Here's a simple example for why entropy doesn't make sense as a measure of randomness for a general stochastic process (i.e. a stochastic process with memory, like a Markov chain).

Consider the sequence

01010101010101010101010101010101010101010101010101010101010101010101010101010101010101010101010101010101

This could be generated by a Markov chain with two states, 0 and 1, with the probability of self-transition zero in each case. If we tried to estimate the entropy of this sequence, we would see that we have half 0s and half 1s, so our estimate of entropy would be 1. But this doesn't make sense.
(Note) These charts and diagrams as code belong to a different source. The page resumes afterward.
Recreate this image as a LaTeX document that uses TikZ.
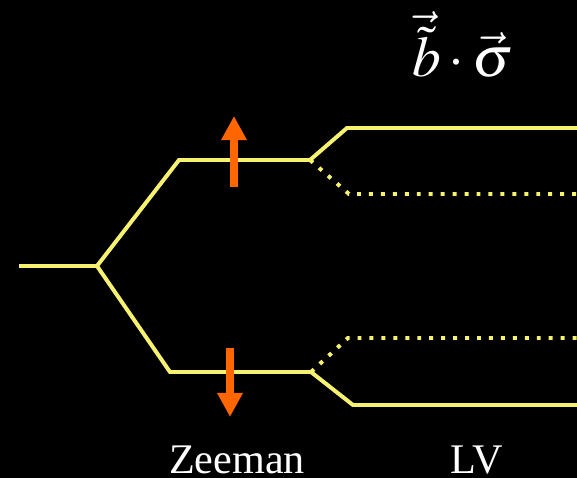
\documentclass[tikz,border=0pt]{standalone}
\usepackage{amsmath}
\usepackage{mathptmx}
\usepackage{fontspec}
\setmainfont{Liberation Serif}
\usetikzlibrary{arrows.meta}

\definecolor{levelyellow}{RGB}{246,242,112}
\definecolor{spinorange}{RGB}{255,102,0}

\tikzset{
  level/.style={draw=levelyellow, line width=3.4pt, line join=miter},
  splitdots/.style={level, dash pattern=on 3.4pt off 6.8pt},
  spin/.style={draw=spinorange, line width=6.8pt,
    -{Triangle[length=0.72cm,width=0.72cm]}},
  caption/.style={text=white, anchor=base, font=\fontsize{36}{40}\selectfont}
}

\begin{document}
\begin{tikzpicture}[x=0.03cm,y=-0.03cm]
% Background
\fill[black] (0,0) rectangle (577,478);
\useasboundingbox (0,0) rectangle (577,478);

% Level points
\coordinate (start) at (19,266);
\coordinate (split) at (97,266);
\coordinate (upbend) at (179,160);
\coordinate (upend) at (310,160);
\coordinate (downbend) at (170,372);
\coordinate (downend) at (311,372);

% Zeeman
\draw[level] (start) -- (split);
\draw[level] (split) -- (upbend) -- (upend);
\draw[level] (split) -- (downbend) -- (downend);

% LV
\draw[level] (upend) -- (347,128) -- (577,128);
\draw[splitdots] (upend) -- (349,194) -- (577,194);
\draw[splitdots] (downend) -- (348,338) -- (577,338);
\draw[level] (downend) -- (353,405) -- (577,405);

% Spins
\draw[spin] (234,187) -- (234,116);
\draw[spin] (230,348) -- (230,417);

% Labels
\node[caption] (zeeman) at (237,473) {Zeeman};
\node[caption] (lv) at (477,473) {LV};
\node[caption, font=\fontsize{49}{55}\selectfont] (coupling) at (463,77)
  {$\vec{\tilde{b}}\cdot\vec{\sigma}$};

\end{tikzpicture}
\end{document}
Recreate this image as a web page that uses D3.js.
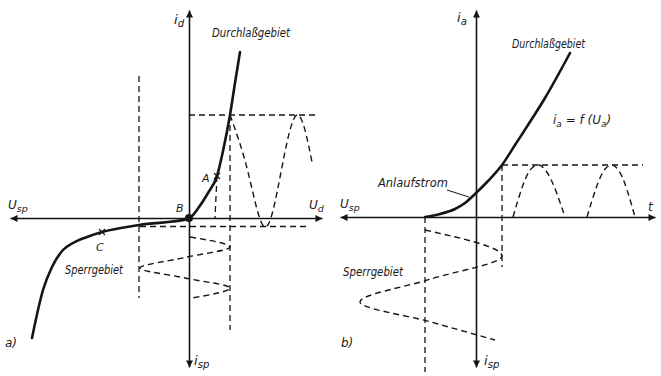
<!DOCTYPE html>
<html><head><meta charset="utf-8">
<script src="https://cdn.jsdelivr.net/npm/d3@7"></script>
<style>
body{margin:0;background:#fff}
svg{display:block}
text{font-family:"Liberation Sans Narrow","DejaVu Sans",sans-serif;font-style:italic;fill:#1a1a1a}
</style>
</head><body><svg id="c" width="661" height="376"></svg>
<script>
// ---------- panel a) : diode characteristic i_d = f(U_d) ----------
const charA_U = [-15.7,-14.6,-13.7,-12.6,-11.6,-10.2,-8.7,-5.0,-0.1,1.0,1.9,2.8,3.4,4.1,4.6,5.1];
const charA_i = [-12.0,-7.2,-4.9,-3.2,-2.5,-1.9,-1.4,-0.7,-0.1,1.1,2.5,4.2,6.7,10.3,13.5,16.6];
// output current wave (time along U axis)
const outA_t = [4.1,5.9,7.6,9.2,10.8,12.3];
const outA_i = [10.3,4.6,-0.9,4.6,10.3,5.6];
// input voltage wave (time downward)
const inA_U = [0.1,4.1,-0.4,-4.9,-0.4,4.1,0.3];
const inA_t = [-1.9,-2.9,-3.95,-5.0,-6.0,-7.0,-8.0];

// ---------- panel b) : tube characteristic i_a = f(U_a) ----------
const charB_U = [-5.1,-3.6,-2.1,-1.1,0,1.2,2.6,3.9,5.2,6.9,9.4];
const charB_i = [0,0.3,0.8,1.4,2.4,3.6,5.2,7.2,9.2,11.9,16.4];
// rectified output pulses
const outB1_t = [3.7,5.6,6.3,7.0,8.9];
const outB2_t = [11.1,13.0,13.6,14.3,15.9];
const outB_i  = [0,4.9,5.2,4.6,0];
// input voltage wave (time downward)
const inB_U = [-5.1,2.6,-4.5,-11.6,-4.5,1.9];
const inB_t = [-1.3,-3.9,-6.2,-8.5,-10.5,-12.3];

const svg = d3.select("#c");
const ink = "#151515";

// scales
const xL = d3.scaleLinear().domain([-17.9,13.3]).range([10,322]);
const yL = d3.scaleLinear().domain([-14.9,20.8]).range([367,10]);
const xR = d3.scaleLinear().domain([-13.6,17.9]).range([340,655]);
const yR = d3.scaleLinear().domain([-15.0,20.7]).range([367,10]);

// arrow marker
const defs = svg.append("defs");
defs.append("marker").attr("id","arr").attr("viewBox","0 0 10 10")
  .attr("refX",10).attr("refY",5).attr("markerWidth",11).attr("markerHeight",7)
  .attr("markerUnits","userSpaceOnUse").attr("orient","auto-start-reverse")
  .append("path").attr("d","M0,0 L10,5 L0,10 z").attr("fill",ink);

function axes(xs, ys){
  const gx = svg.append("g").attr("transform",`translate(0,${ys(0)})`)
    .call(d3.axisBottom(xs).tickValues([]).tickSizeOuter(0));
  gx.select(".domain").attr("stroke",ink).attr("stroke-width",1.6)
    .attr("marker-start","url(#arr)").attr("marker-end","url(#arr)");
  const gy = svg.append("g").attr("transform",`translate(${xs(0)},0)`)
    .call(d3.axisLeft(ys).tickValues([]).tickSizeOuter(0));
  gy.select(".domain").attr("stroke",ink).attr("stroke-width",1.6)
    .attr("marker-start","url(#arr)").attr("marker-end","url(#arr)");
}
axes(xL,yL);
axes(xR,yR);

const dash = "6,4";
function dline(xs,ys,x1,y1,x2,y2){
  svg.append("line").attr("x1",xs(x1)).attr("y1",ys(y1)).attr("x2",xs(x2)).attr("y2",ys(y2))
    .attr("stroke",ink).attr("stroke-width",1.3).attr("stroke-dasharray",dash);
}
function curve(xs,ys,X,Y,c,w,dashed){
  const pts = X.map((v,i)=>[xs(v),ys(Y[i])]);
  const p = svg.append("path").attr("d",d3.line().curve(c)(pts))
    .attr("fill","none").attr("stroke",ink).attr("stroke-width",w)
    .attr("stroke-linecap","round").attr("stroke-linejoin","round");
  if(dashed) p.attr("stroke-dasharray",dash).attr("stroke-linecap","butt");
}

// ----- panel a) guide lines -----
dline(xL,yL,0,10.3,12.8,10.3);
dline(xL,yL,-4.9,-0.85,11.8,-0.85);
dline(xL,yL,-5.0,14.2,-5.0,-8.0);
dline(xL,yL,4.1,10.3,4.1,-11.2);
dline(xL,yL,2.8,4.2,2.6,0);

curve(xL,yL,outA_t,outA_i,d3.curveNatural,1.4,true);
curve(xL,yL,inA_U,inA_t,d3.curveMonotoneY,1.4,true);
curve(xL,yL,charA_U,charA_i,d3.curveMonotoneX,2.6,false);

svg.append("circle").attr("cx",xL(0)).attr("cy",yL(0)).attr("r",4).attr("fill",ink);

function xmark(xs,ys,x,y){
  const cx=xs(x), cy=ys(y), s=3;
  svg.append("path").attr("d",`M${cx-s},${cy-s}L${cx+s},${cy+s}M${cx-s},${cy+s}L${cx+s},${cy-s}`)
    .attr("stroke",ink).attr("stroke-width",1.1);
}
xmark(xL,yL,2.8,4.2);
xmark(xL,yL,-8.7,-1.4);

// ----- panel b) guide lines -----
dline(xR,yR,2.6,5.2,16.7,5.2);
dline(xR,yR,2.6,5.2,2.6,-5.0);
dline(xR,yR,-5.1,0,-5.1,-15.5);

curve(xR,yR,outB1_t,outB_i,d3.curveMonotoneX,1.4,true);
curve(xR,yR,outB2_t,outB_i,d3.curveMonotoneX,1.4,true);
curve(xR,yR,inB_U,inB_t,d3.curveMonotoneY,1.4,true);
curve(xR,yR,charB_U,charB_i,d3.curveMonotoneX,2.6,false);

// leader line for Anlaufstrom
svg.append("line").attr("x1",xR(-2.9)).attr("y1",yR(2.7)).attr("x2",xR(-0.7)).attr("y2",yR(2.0))
  .attr("stroke",ink).attr("stroke-width",1);

// ----- text -----
function label(x,y,main,sub,size,len){
  const t = svg.append("text").attr("x",x).attr("y",y).attr("font-size",size);
  t.append("tspan").text(main);
  if(sub) t.append("tspan").attr("dy",3).attr("font-size",size*0.78).text(sub);
  if(len) t.attr("textLength",len).attr("lengthAdjust","spacingAndGlyphs");
  return t;
}
label(212,37,"Durchlaßgebiet",null,12,78);
label(174,24,"i","d",13);
label(8,209,"U","sp",12);
label(309,209,"U","d",12);
label(176,212,"B",null,11);
label(202,182,"A",null,11);
label(96,251,"C",null,11);
label(65,274,"Sperrgebiet",null,12,58);
label(194,365,"i","sp",13);
label(5,347,"a)",null,12);

label(457,22,"i","a",13);
label(512,48,"Durchlaßgebiet",null,12,73);
const f = svg.append("text").attr("x",553).attr("y",124).attr("font-size",12);
f.append("tspan").text("i");
f.append("tspan").attr("dy",3).attr("font-size",9).text("a");
f.append("tspan").attr("dy",-3).text(" = f (U");
f.append("tspan").attr("dy",3).attr("font-size",9).text("a");
f.append("tspan").attr("dy",-3).text(")");
label(378,187,"Anlaufstrom",null,12,70);
label(340,208,"U","sp",12);
label(648,211,"t",null,12);
label(343,276,"Sperrgebiet",null,12,60);
label(341,347,"b)",null,12);
label(484,365,"i","sp",13);
</script>
</body></html>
The sequence isn't random: it's a period-2 orbit. We have to be slightly more sophisticated. Denote the stochastic process by \(X_{1}, X_{2}, \ldots\) with distribution functions over finite collections of symbols given by \(p(x_{1}, \ldots x_{n})\). We'll compute the average block entropies with blocks of length \(n\) as

\(\bar{H}(n) = \frac{1}{n} H[X_{1}, \ldots, X_{n}] = -\frac{1}{n} E\left[\log_{2} p(X_{1}, \ldots, X_{n})\right],\)

For a (strong-sense) stationary stochastic process, \(\left\{\bar{H}(n)\right\}_{n = 1}^{\infty}\) will be a monotonically non-increasing sequence in \(n\) and bounded from below by 0, and thus must converge. The limiting value of this sequence is what we call the entropy rate. If we compute this out for the Markov chain example (either analytically, or by estimating the distribution of 2-words, 3-words, etc.), we'll see that the sequence of averaged block entropies for this Markov chain converge to zero. Thus, the Markov chain has zero entropy rate. The intuition here is captured by an alternative definition of entropy rate,

\(\bar{H} = \lim\limits_{n \to \infty} H[X_{n} | X_{n - 1}, \ldots, X_{1}]\),

as the average surprise per symbol. With this system, we aren't surprised by the new symbol given the previous ones.